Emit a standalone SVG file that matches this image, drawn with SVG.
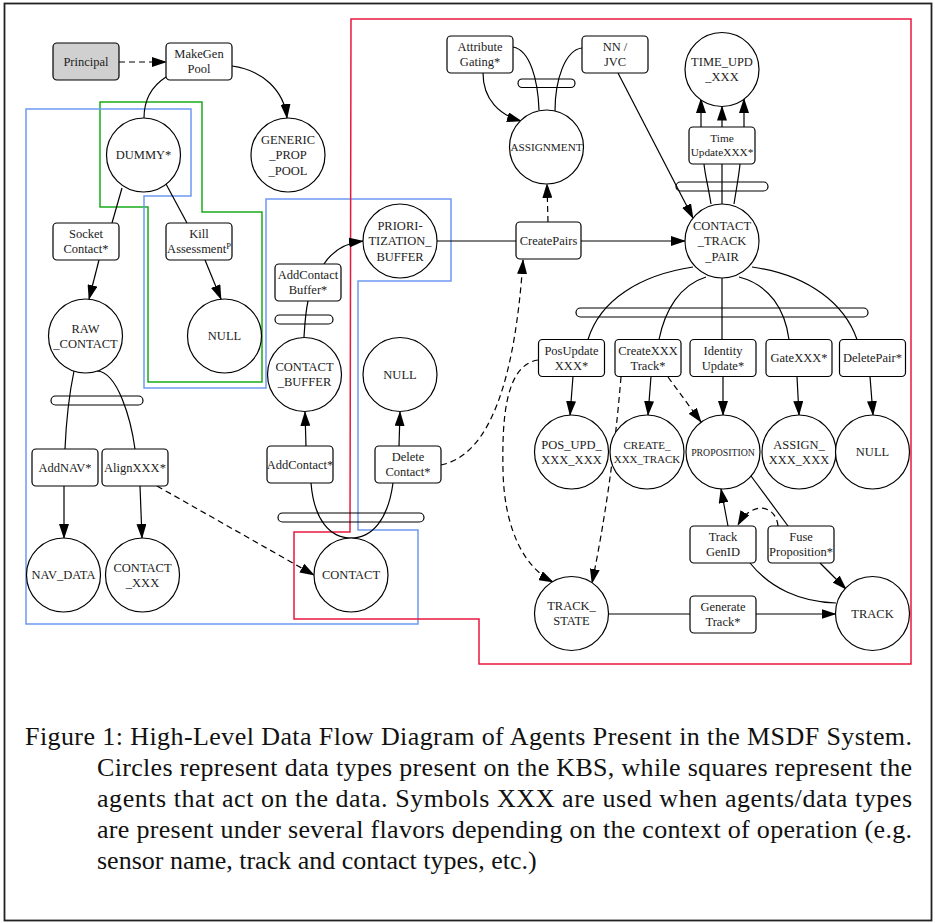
<svg xmlns="http://www.w3.org/2000/svg" width="935" height="923" viewBox="0 0 935 923">
<defs>
<style>
text{font-family:"Liberation Serif","Times New Roman",serif;font-size:12.5px;fill:#222;text-anchor:middle}
.box{fill:#fff;stroke:#000;stroke-width:1.2}
.gray{fill:#d0d0d0}
.c{fill:#fff;stroke:#000;stroke-width:1.2}
.bar{fill:none;stroke:#000;stroke-width:1.2}
.e{fill:none;stroke:#000;stroke-width:1.2}
.d{stroke-dasharray:6 4}
.a{marker-end:url(#ah)}
.cap{font-size:26px;text-anchor:start;fill:#111}
.reg{fill:none;stroke-width:1.5}
.s11{font-size:11px}
.s112{font-size:11.2px}
.s113{font-size:11.3px}
.s98{font-size:9.8px}
.sup{font-size:8.5px}
</style>
<marker id="ah" markerUnits="userSpaceOnUse" markerWidth="15" markerHeight="10" refX="14" refY="5" orient="auto"><path d="M0,0 L15,5 L0,10 z" fill="#000"/></marker>
</defs>
<rect x="4.5" y="3.5" width="927" height="917" fill="#fff" stroke="#222" stroke-width="1.8"/>
<g id="regions">
<polygon class="reg" stroke="#1aab1a" points="100,102 202,102 202,212 262,212 262,382 148,382 148,207 100,207"/>
<polygon class="reg" stroke="#6e9bf2" points="26,109 191,109 191,196 144,196 144,388 266,388 266,199 451,199 451,281 358,281 358,530 418,530 418,624 26,624"/>
<polygon class="reg" stroke="#e8193f" points="351,19 911,19 911,664 479,664 479,619 294,619 294,532 350,532"/>
</g>
<g id="bars">
<rect class="bar" x="51" y="396" width="92" height="9" rx="4.5"/>
<rect class="bar" x="275" y="315" width="58" height="9" rx="4.5"/>
<rect class="bar" x="278" y="513" width="146" height="9" rx="4.5"/>
<rect class="bar" x="518" y="79" width="57" height="8.5" rx="4.2"/>
<rect class="bar" x="676" y="182" width="92" height="9" rx="4.5"/>
<rect class="bar" x="576" y="308" width="292" height="9" rx="4.5"/>
</g>
<g id="connectors">
<path class="e d a" stroke-width="1.8" d="M119,62 L166,62"/>
<path class="e a" d="M232,66 C262,70 284,90 287,118"/>
<path class="e" d="M166,77 C152,86 144,100 144,118"/>
<path class="e" d="M122,188 L112,223"/>
<path class="e" d="M166,184 L187,223"/>
<path class="e a" d="M99,260 L89,299"/>
<path class="e a" d="M205,260 L221,299"/>
<path class="e" d="M74,371 C68,400 66,425 65,449"/>
<path class="e" d="M97,371 C118,372 131,420 135,449"/>
<path class="e a" d="M64,486 L64,538"/>
<path class="e a" d="M140,486 L142,538"/>
<path class="e d a" d="M157,486 L314,575"/>
<path class="e a" d="M324,264 C333,250 345,243 363,241"/>
<path class="e" d="M304,337 C305,320 306,310 308,301"/>
<path class="e a" d="M306,446 L305,412"/>
<path class="e a" d="M399,446 L400,412"/>
<path class="e" d="M311,483 C314,520 330,538 351,538"/>
<path class="e" d="M393,483 C388,520 372,538 351,538"/>
<path class="e d a" d="M441,465 C490,455 515,380 523,260"/>
<path class="e" d="M437,241 L516,241"/>
<path class="e a" d="M581,241 L685,241"/>
<path class="e d a" d="M548,222 L547,184"/>
<path class="e a" d="M483,73 C483,100 500,115 521,121"/>
<path class="e" d="M513,47 C530,50 538,80 539,110"/>
<path class="e" d="M582,48 C565,50 555,80 555,111"/>
<path class="e a" d="M618,73 L693,218"/>
<path class="e a" d="M701,127 L701,99"/>
<path class="e a" d="M722,127 L722,106.5"/>
<path class="e a" d="M744,127 L744,99"/>
<path class="e" d="M711,204 C708,185 705,175 704,164"/>
<path class="e" d="M722,204 L722,164"/>
<path class="e" d="M734,204 C737,185 739,175 740,164"/>
<path class="e" d="M693,267 C640,275 600,300 588,339.5"/>
<path class="e" d="M706,277 C680,285 665,310 659,339.5"/>
<path class="e" d="M722,278 L722,339.5"/>
<path class="e" d="M739,277 C770,285 785,310 789,339.5"/>
<path class="e" d="M752,267 C810,275 845,305 857,339.5"/>
<path class="e a" d="M573,376.5 L570,415"/>
<path class="e a" d="M651,376.5 L648,415"/>
<path class="e a" d="M723,376.5 L723,415"/>
<path class="e a" d="M797,376.5 L799,415"/>
<path class="e a" d="M870,376.5 L873,415"/>
<path class="e d a" d="M668,377 L701,422"/>
<path class="e d a" d="M621,377 C615,450 605,520 592,583"/>
<path class="e d a" d="M538,360 C505,365 502,420 503,470 C504,530 525,568 553,582"/>
<path class="e" d="M608,614 L690,614"/>
<path class="e a" d="M756,614 L835.5,614"/>
<path class="e a" d="M728,526 L721,489"/>
<path class="e d a" d="M778,526 C776,505 752,500 738,525"/>
<path class="e" d="M751,476 L788,526"/>
<path class="e a" d="M820,563 L846,589"/>
<path class="e" d="M750,563 C770,588 800,602 836,603"/>
</g>
<g id="principal"><rect class="box gray" x="53" y="43" width="66" height="37" rx="4"/><text x="86" y="65.8">Principal</text></g>
<g id="makegenpool"><rect class="box" x="166" y="43" width="66" height="37" rx="4"/><text x="199" y="58">MakeGen</text><text x="199" y="73.3">Pool</text></g>
<g id="socketcontact"><rect class="box" x="53" y="223" width="66" height="37" rx="4"/><text x="86" y="238">Socket</text><text x="86" y="253.3">Contact*</text></g>
<g id="killassessment"><rect class="box" x="166" y="223" width="66" height="37" rx="4"/><text x="199" y="238">Kill</text><text x="199" y="253.3">Assessment<tspan class="sup" dy="-4">P</tspan></text></g>
<g id="addcontactbuffer"><rect class="box" x="275" y="264" width="66" height="37" rx="4"/><text x="308" y="279">AddContact</text><text x="308" y="294.3">Buffer*</text></g>
<g id="addcontact"><rect class="box" x="267" y="446" width="66" height="37" rx="4"/><text x="300" y="468.8">AddContact*</text></g>
<g id="deletecontact"><rect class="box" x="375" y="446" width="66" height="37" rx="4"/><text x="408" y="461">Delete</text><text x="408" y="476.3">Contact*</text></g>
<g id="addnav"><rect class="box" x="32" y="449" width="66" height="37" rx="4"/><text x="65" y="471.8">AddNAV*</text></g>
<g id="alignxxx"><rect class="box" x="102" y="449" width="66" height="37" rx="4"/><text x="135" y="471.8">AlignXXX*</text></g>
<g id="attributegating"><rect class="box" x="447" y="36" width="66" height="37" rx="4"/><text x="480" y="51">Attribute</text><text x="480" y="66.3">Gating*</text></g>
<g id="nnjvc"><rect class="box" x="582" y="36" width="66" height="37" rx="4"/><text x="615" y="51">NN /</text><text x="615" y="66.3">JVC</text></g>
<g id="createpairs"><rect class="box" x="516" y="222" width="65" height="37" rx="4"/><text x="548.5" y="244.8">CreatePairs</text></g>
<g id="timeupdate"><rect class="box" x="689" y="127" width="66" height="37" rx="4"/><text x="722" y="141.5" class="s113">Time</text><text x="722" y="155.5" class="s113">UpdateXXX*</text></g>
<g id="posupdate"><rect class="box" x="538.5" y="339.5" width="66" height="37" rx="4"/><text x="571.5" y="354.5">PosUpdate</text><text x="571.5" y="369.8">XXX*</text></g>
<g id="createxxxtrack"><rect class="box" x="615" y="339.5" width="66" height="37" rx="4"/><text x="648" y="354.5">CreateXXX</text><text x="648" y="369.8">Track*</text></g>
<g id="identityupdate"><rect class="box" x="690" y="339.5" width="66" height="37" rx="4"/><text x="723" y="354.5">Identity</text><text x="723" y="369.8">Update*</text></g>
<g id="gatexxx"><rect class="box" x="766" y="339.5" width="66" height="37" rx="4"/><text x="799" y="362.3">GateXXX*</text></g>
<g id="deletepair"><rect class="box" x="839.5" y="339.5" width="66" height="37" rx="4"/><text x="872.5" y="362.3">DeletePair*</text></g>
<g id="trackgenid"><rect class="box" x="690" y="526" width="66" height="37" rx="4"/><text x="723" y="541">Track</text><text x="723" y="556.3">GenID</text></g>
<g id="fuseproposition"><rect class="box" x="768" y="526" width="66" height="37" rx="4"/><text x="801" y="541">Fuse</text><text x="801" y="556.3">Proposition*</text></g>
<g id="generatetrack"><rect class="box" x="690" y="596" width="66" height="37" rx="4"/><text x="723" y="611">Generate</text><text x="723" y="626.3">Track*</text></g>
<g id="dummy"><circle class="c" cx="143.5" cy="155" r="37"/><text x="143.5" y="159.3">DUMMY*</text></g>
<g id="genericproppool"><circle class="c" cx="288" cy="155" r="37"/><text x="288" y="143.9">GENERIC</text><text x="288" y="159.2">_PROP</text><text x="288" y="174.5">_POOL</text></g>
<g id="rawcontact"><circle class="c" cx="85.5" cy="336" r="37"/><text x="85.5" y="332.5">RAW</text><text x="85.5" y="347.8">_CONTACT</text></g>
<g id="null1"><circle class="c" cx="224.5" cy="336" r="37"/><text x="224.5" y="340.3">NULL</text></g>
<g id="prioritizationbuffer"><circle class="c" cx="400" cy="241" r="37"/><text x="400" y="229.9">PRIORI-</text><text x="400" y="245.2">TIZATION_</text><text x="400" y="260.5">BUFFER</text></g>
<g id="contactbuffer"><circle class="c" cx="304.5" cy="374.5" r="37"/><text x="304.5" y="371">CONTACT</text><text x="304.5" y="386.3">_BUFFER</text></g>
<g id="null2"><circle class="c" cx="400" cy="374.5" r="37"/><text x="400" y="378.8">NULL</text></g>
<g id="contact"><circle class="c" cx="351" cy="575" r="37"/><text x="351" y="579.3">CONTACT</text></g>
<g id="navdata"><circle class="c" cx="63.5" cy="575" r="37"/><text x="63.5" y="579.3">NAV_DATA</text></g>
<g id="contactxxx"><circle class="c" cx="142.5" cy="575" r="37"/><text x="142.5" y="571.5">CONTACT</text><text x="142.5" y="586.8">_XXX</text></g>
<g id="assignment"><circle class="c" cx="546.5" cy="147" r="37"/><text x="546.5" y="151" class="s112">ASSIGNMENT</text></g>
<g id="timeupdxxx"><circle class="c" cx="722" cy="69.5" r="37"/><text x="722" y="66">TIME_UPD</text><text x="722" y="81.3">_XXX</text></g>
<g id="contacttrackpair"><circle class="c" cx="722" cy="241" r="37"/><text x="722" y="229.9">CONTACT</text><text x="722" y="245.2">_TRACK</text><text x="722" y="260.5">_PAIR</text></g>
<g id="posupdxxxxxx"><circle class="c" cx="571.5" cy="452" r="37"/><text x="571.5" y="448.5">POS_UPD_</text><text x="571.5" y="463.8">XXX_XXX</text></g>
<g id="createxxxtrackdata"><circle class="c" cx="647" cy="452" r="37"/><text x="647" y="448.8" class="s11">CREATE_</text><text x="647" y="462.8" class="s11">XXX_TRACK</text></g>
<g id="proposition"><circle class="c" cx="723" cy="452" r="37"/><text x="723" y="455.5" class="s98">PROPOSITION</text></g>
<g id="assignxxxxxx"><circle class="c" cx="799" cy="452" r="37"/><text x="799" y="448.5">ASSIGN_</text><text x="799" y="463.8">XXX_XXX</text></g>
<g id="null3"><circle class="c" cx="872.5" cy="452" r="37"/><text x="872.5" y="456.3">NULL</text></g>
<g id="trackstate"><circle class="c" cx="571.5" cy="613.5" r="37"/><text x="571.5" y="610">TRACK_</text><text x="571.5" y="625.3">STATE</text></g>
<g id="track"><circle class="c gray" cx="872.5" cy="613.5" r="37"/><text x="872.5" y="617.8">TRACK</text></g>
<g id="caption">
<text class="cap" x="25" y="745" textLength="887" lengthAdjust="spacing">Figure 1: High-Level Data Flow Diagram of Agents Present in the MSDF System.</text>
<text class="cap" x="97" y="776" textLength="815" lengthAdjust="spacing">Circles represent data types present on the KBS, while squares represent the</text>
<text class="cap" x="97" y="807" textLength="815" lengthAdjust="spacing">agents that act on the data. Symbols XXX are used when agents/data types</text>
<text class="cap" x="97" y="838" textLength="815" lengthAdjust="spacing">are present under several flavors depending on the context of operation (e.g.</text>
<text class="cap" x="97" y="869">sensor name, track and contact types, etc.)</text>
</g>
</svg>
• • • •
▶ [WORK TO BE COMPLETED]: Report each line of the material above where the word "that" appears.

▶ [ANSWER IN FULL]:
Emit a standalone SVG file that matches this image, drawn with SVG.
<text class="cap" x="97" y="807" textLength="815" lengthAdjust="spacing">agents that act on the data. Symbols XXX are used when agents/data types</text>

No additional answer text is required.